-------- Provided material
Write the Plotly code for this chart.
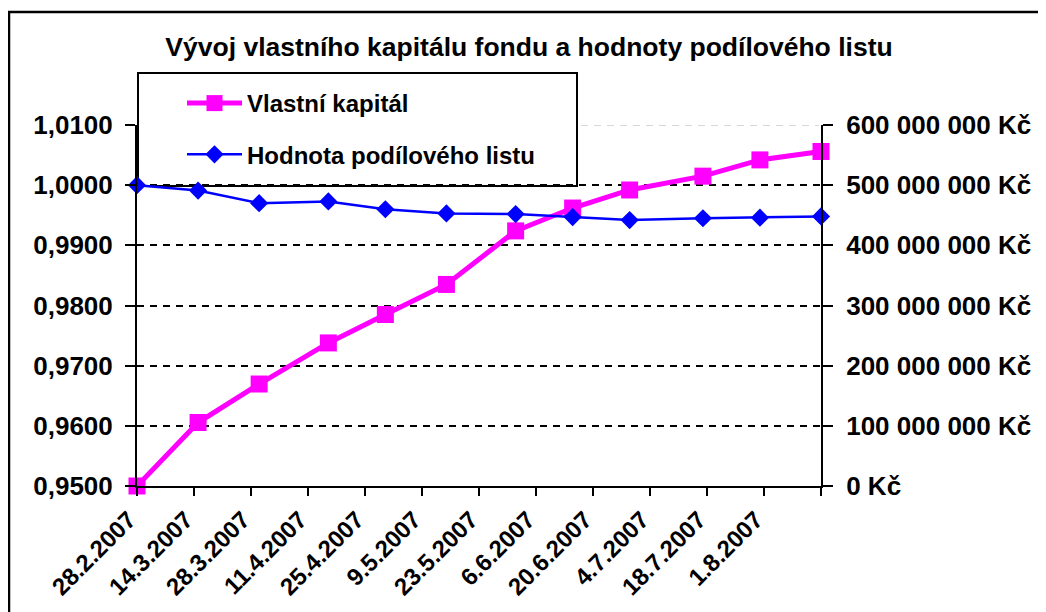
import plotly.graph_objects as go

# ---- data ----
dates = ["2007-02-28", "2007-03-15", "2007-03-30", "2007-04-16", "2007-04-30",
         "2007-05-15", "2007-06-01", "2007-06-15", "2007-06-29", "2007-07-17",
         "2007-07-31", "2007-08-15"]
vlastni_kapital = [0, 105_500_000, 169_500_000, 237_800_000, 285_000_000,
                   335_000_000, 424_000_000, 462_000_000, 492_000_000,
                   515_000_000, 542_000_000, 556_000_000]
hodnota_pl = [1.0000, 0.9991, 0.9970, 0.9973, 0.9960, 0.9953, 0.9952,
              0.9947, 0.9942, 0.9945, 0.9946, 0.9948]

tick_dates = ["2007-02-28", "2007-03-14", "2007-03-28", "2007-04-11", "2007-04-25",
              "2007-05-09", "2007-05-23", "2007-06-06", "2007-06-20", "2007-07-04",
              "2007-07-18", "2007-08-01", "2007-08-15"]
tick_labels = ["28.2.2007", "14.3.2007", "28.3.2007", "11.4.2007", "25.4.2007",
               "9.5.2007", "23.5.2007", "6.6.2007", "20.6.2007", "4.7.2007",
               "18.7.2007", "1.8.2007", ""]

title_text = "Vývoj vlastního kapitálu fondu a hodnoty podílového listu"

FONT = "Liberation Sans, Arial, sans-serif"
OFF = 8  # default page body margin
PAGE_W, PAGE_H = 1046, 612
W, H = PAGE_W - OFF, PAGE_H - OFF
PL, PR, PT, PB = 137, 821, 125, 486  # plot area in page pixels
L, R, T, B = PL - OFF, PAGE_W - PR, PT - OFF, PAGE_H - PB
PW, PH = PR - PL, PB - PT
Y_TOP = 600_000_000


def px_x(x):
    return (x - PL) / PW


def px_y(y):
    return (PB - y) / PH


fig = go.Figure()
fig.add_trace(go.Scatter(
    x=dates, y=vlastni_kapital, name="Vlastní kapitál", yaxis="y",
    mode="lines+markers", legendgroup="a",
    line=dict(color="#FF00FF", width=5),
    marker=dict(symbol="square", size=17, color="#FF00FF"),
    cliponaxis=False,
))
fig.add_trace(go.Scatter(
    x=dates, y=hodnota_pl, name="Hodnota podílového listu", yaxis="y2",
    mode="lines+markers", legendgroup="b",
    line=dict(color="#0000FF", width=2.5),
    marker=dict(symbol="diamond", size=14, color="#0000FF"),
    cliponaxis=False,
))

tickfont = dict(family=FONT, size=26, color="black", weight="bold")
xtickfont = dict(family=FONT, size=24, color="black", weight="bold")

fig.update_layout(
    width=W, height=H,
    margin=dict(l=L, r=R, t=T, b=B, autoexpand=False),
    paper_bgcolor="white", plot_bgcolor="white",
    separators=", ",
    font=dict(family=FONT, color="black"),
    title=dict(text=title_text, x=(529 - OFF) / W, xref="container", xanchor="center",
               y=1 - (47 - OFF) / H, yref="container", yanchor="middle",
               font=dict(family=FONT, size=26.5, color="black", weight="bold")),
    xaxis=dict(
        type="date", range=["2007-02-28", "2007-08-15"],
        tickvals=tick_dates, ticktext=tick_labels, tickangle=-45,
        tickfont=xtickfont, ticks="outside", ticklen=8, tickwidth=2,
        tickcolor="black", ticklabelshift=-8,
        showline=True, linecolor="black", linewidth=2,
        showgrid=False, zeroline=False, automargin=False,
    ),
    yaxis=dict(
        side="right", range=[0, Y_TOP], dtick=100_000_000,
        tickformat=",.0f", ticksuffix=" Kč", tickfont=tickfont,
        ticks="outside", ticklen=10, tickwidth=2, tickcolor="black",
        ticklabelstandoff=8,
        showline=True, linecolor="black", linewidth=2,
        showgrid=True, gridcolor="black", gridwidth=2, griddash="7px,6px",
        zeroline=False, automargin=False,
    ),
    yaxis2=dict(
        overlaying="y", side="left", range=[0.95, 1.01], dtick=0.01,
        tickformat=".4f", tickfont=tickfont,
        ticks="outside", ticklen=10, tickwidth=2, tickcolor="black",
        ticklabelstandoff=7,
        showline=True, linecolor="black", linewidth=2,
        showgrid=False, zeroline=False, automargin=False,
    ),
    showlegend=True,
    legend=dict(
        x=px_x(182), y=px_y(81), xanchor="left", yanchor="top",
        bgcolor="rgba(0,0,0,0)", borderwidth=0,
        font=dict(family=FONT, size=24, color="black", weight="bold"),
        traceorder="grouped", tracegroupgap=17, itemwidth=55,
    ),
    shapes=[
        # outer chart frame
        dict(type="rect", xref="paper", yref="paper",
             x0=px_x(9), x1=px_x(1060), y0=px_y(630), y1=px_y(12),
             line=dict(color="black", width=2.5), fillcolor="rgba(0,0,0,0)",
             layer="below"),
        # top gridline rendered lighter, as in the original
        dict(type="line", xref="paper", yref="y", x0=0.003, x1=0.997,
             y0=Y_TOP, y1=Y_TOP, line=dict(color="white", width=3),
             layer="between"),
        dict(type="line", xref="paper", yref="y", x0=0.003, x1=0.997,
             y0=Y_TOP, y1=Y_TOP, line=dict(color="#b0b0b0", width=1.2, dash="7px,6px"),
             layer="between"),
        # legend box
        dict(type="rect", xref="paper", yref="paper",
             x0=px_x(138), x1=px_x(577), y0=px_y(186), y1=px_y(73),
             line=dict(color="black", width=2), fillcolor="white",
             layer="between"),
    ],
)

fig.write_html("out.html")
----------------
### Exercise instructions
Skip the pictures, please, and transcribe only the lines from the beginning of the material through the one that contains "vlastního kapitálu fondu".

### The completed task
Write the Plotly code for this chart.
import plotly.graph_objects as go

# ---- data ----
dates = ["2007-02-28", "2007-03-15", "2007-03-30", "2007-04-16", "2007-04-30",
         "2007-05-15", "2007-06-01", "2007-06-15", "2007-06-29", "2007-07-17",
         "2007-07-31", "2007-08-15"]
vlastni_kapital = [0, 105_500_000, 169_500_000, 237_800_000, 285_000_000,
                   335_000_000, 424_000_000, 462_000_000, 492_000_000,
                   515_000_000, 542_000_000, 556_000_000]
hodnota_pl = [1.0000, 0.9991, 0.9970, 0.9973, 0.9960, 0.9953, 0.9952,
              0.9947, 0.9942, 0.9945, 0.9946, 0.9948]

tick_dates = ["2007-02-28", "2007-03-14", "2007-03-28", "2007-04-11", "2007-04-25",
              "2007-05-09", "2007-05-23", "2007-06-06", "2007-06-20", "2007-07-04",
              "2007-07-18", "2007-08-01", "2007-08-15"]
tick_labels = ["28.2.2007", "14.3.2007", "28.3.2007", "11.4.2007", "25.4.2007",
               "9.5.2007", "23.5.2007", "6.6.2007", "20.6.2007", "4.7.2007",
               "18.7.2007", "1.8.2007", ""]

title_text = "Vývoj vlastního kapitálu fondu a hodnoty podílového listu"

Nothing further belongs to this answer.